## [EXERCISE DIRECTIONS]
Using the listing below, please gather every line containing the word "this".

## [LISTED RECORDS]
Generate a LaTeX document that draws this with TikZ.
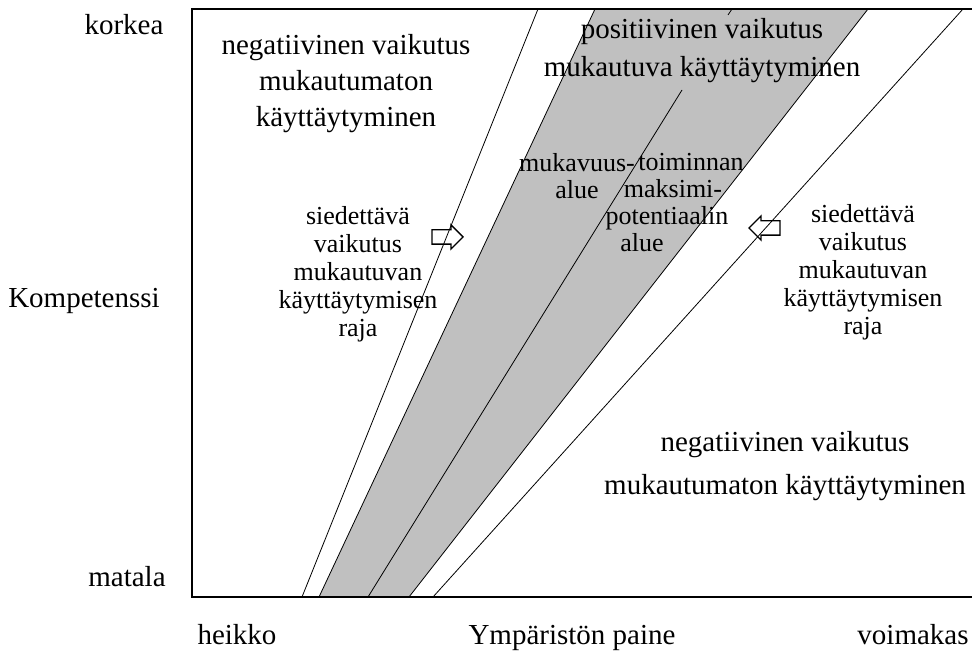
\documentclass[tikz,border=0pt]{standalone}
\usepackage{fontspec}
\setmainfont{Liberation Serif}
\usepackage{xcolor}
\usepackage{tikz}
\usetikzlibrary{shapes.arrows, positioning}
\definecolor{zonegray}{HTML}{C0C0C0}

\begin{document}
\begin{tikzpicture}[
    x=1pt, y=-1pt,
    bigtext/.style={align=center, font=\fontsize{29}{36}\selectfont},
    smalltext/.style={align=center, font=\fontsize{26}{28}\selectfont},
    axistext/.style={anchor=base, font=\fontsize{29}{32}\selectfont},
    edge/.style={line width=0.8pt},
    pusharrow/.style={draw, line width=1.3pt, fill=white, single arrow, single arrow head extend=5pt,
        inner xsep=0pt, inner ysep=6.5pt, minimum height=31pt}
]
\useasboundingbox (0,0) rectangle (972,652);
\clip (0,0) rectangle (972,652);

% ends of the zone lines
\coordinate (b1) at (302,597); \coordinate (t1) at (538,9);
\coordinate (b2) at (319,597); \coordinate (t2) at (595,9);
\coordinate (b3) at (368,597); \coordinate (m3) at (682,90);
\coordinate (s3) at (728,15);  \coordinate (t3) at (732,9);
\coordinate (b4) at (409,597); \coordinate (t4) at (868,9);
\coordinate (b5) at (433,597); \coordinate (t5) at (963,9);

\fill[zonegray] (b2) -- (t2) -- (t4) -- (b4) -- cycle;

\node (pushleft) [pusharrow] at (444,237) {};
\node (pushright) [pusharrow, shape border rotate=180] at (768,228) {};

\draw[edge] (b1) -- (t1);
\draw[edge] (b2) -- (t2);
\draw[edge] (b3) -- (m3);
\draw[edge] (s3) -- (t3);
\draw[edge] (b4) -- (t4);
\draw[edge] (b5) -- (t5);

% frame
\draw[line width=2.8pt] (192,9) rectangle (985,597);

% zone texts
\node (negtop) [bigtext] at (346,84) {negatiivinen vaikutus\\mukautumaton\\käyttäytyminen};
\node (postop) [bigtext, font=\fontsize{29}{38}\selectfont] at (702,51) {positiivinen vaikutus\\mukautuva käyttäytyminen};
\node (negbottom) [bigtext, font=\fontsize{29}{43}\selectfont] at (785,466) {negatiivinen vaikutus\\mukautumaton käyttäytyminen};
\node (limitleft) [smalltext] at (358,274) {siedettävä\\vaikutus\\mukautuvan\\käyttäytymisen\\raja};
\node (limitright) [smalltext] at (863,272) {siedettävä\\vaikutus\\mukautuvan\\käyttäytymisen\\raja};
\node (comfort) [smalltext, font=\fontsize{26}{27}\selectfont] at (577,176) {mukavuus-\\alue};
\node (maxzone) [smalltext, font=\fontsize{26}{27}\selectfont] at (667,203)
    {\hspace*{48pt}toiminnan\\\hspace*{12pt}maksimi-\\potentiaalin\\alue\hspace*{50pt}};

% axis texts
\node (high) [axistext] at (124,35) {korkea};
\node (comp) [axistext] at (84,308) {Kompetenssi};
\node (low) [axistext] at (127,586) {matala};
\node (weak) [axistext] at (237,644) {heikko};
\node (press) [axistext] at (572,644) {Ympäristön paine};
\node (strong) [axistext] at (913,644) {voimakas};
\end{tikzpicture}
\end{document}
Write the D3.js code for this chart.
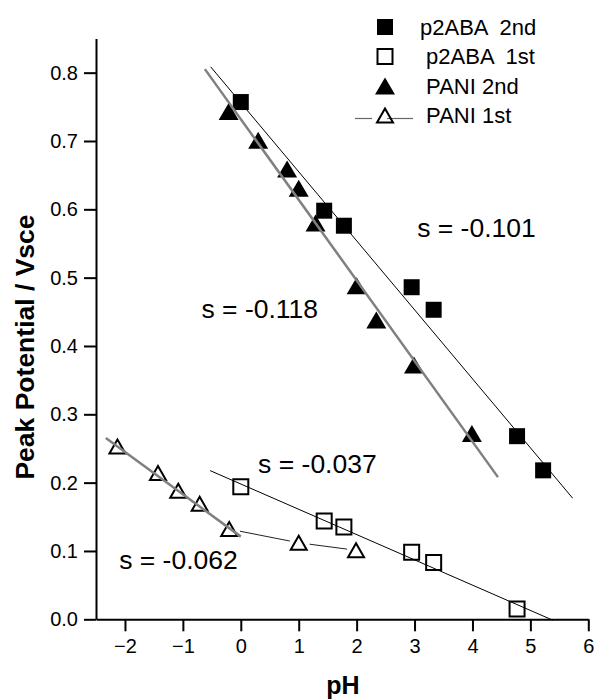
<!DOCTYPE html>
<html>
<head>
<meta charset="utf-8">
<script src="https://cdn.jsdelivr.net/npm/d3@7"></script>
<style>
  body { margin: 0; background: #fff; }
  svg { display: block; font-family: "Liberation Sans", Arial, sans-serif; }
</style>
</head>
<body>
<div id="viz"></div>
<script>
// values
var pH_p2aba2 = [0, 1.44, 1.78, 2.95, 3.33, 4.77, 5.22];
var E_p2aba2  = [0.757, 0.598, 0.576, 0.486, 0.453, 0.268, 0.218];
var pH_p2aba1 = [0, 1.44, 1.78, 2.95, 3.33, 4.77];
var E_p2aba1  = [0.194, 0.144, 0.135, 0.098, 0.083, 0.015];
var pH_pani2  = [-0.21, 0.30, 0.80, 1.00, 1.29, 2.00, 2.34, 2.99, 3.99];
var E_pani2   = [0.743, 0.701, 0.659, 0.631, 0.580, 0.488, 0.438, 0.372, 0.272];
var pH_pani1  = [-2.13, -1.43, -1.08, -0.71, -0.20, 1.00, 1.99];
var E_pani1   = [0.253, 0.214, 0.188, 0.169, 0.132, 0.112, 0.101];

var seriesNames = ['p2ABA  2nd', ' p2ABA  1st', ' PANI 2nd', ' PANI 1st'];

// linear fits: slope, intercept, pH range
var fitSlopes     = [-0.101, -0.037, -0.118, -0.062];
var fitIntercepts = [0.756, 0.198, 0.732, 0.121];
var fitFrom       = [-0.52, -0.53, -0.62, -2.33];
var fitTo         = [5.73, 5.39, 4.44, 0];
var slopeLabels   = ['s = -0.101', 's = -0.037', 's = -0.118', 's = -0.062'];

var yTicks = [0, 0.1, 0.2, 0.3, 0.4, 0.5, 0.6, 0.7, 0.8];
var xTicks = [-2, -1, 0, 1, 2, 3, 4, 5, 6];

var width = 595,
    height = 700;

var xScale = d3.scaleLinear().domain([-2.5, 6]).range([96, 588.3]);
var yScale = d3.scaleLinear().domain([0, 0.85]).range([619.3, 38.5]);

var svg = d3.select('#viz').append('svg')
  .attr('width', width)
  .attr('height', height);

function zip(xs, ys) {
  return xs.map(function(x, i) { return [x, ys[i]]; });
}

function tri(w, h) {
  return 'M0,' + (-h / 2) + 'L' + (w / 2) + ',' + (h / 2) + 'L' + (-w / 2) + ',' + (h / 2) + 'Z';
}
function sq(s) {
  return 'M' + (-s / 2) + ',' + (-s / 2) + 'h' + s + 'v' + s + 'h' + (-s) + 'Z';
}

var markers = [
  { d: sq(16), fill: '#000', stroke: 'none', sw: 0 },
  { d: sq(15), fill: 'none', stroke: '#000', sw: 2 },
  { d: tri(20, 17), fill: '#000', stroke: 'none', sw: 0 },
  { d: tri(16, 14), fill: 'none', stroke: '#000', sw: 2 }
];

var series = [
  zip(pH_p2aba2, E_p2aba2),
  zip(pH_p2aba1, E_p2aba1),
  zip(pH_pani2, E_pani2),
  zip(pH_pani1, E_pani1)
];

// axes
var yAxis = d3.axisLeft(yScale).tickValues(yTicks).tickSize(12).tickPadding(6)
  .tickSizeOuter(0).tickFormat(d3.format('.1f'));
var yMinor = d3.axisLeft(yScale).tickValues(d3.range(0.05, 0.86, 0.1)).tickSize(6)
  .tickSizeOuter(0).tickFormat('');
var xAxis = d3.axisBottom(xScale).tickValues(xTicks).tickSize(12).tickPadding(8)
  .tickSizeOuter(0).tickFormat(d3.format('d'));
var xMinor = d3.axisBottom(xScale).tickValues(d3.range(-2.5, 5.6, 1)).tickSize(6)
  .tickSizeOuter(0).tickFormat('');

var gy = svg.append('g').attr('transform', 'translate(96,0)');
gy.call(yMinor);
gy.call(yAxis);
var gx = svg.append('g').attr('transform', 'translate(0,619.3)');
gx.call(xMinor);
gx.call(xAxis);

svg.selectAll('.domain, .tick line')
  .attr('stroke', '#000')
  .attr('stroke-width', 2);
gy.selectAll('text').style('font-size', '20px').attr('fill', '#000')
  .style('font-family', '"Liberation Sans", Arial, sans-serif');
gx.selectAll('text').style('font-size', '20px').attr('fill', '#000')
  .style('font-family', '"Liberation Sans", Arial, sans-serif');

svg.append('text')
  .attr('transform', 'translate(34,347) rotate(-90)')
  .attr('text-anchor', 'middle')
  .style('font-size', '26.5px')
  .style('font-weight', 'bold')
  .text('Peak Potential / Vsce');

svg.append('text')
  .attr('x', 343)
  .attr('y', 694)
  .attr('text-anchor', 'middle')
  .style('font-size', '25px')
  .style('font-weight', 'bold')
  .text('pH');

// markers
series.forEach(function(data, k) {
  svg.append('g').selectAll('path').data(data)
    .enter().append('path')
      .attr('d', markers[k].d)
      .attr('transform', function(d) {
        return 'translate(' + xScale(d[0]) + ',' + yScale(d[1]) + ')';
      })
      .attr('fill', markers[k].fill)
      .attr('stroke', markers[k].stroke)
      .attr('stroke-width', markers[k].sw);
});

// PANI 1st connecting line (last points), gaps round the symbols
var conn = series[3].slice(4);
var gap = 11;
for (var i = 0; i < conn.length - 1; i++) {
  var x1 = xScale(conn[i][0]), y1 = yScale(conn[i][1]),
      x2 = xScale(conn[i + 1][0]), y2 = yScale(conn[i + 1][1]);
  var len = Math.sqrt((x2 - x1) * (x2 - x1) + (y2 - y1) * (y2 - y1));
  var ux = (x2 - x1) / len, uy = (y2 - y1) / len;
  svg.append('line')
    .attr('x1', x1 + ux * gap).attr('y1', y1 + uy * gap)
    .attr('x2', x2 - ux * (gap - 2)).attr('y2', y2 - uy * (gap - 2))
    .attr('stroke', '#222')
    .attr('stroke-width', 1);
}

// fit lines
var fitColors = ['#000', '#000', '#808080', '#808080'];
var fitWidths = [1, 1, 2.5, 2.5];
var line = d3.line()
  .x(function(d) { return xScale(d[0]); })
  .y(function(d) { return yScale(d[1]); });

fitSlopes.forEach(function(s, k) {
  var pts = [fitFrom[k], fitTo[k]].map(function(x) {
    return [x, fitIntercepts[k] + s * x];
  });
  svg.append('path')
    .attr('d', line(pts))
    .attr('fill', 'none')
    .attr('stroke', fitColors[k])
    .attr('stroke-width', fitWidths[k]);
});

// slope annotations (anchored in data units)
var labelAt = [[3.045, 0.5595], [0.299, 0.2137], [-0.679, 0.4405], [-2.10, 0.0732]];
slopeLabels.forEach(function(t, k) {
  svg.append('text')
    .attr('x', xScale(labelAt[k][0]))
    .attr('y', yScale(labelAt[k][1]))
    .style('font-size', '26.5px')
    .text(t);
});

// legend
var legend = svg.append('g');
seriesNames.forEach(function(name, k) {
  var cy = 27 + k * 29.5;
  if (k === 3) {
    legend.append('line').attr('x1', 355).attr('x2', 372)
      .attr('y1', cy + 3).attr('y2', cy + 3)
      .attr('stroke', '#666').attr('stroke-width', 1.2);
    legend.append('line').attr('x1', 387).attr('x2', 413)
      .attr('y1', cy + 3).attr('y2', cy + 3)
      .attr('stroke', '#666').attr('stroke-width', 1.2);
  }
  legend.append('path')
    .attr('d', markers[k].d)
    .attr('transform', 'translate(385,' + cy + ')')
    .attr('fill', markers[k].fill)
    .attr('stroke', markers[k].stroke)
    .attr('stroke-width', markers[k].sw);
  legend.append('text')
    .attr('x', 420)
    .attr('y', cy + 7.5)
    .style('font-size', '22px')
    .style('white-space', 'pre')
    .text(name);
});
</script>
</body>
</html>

## [PROBLEM SOLUTION]
Generate a LaTeX document that draws this with TikZ.
Write the D3.js code for this chart.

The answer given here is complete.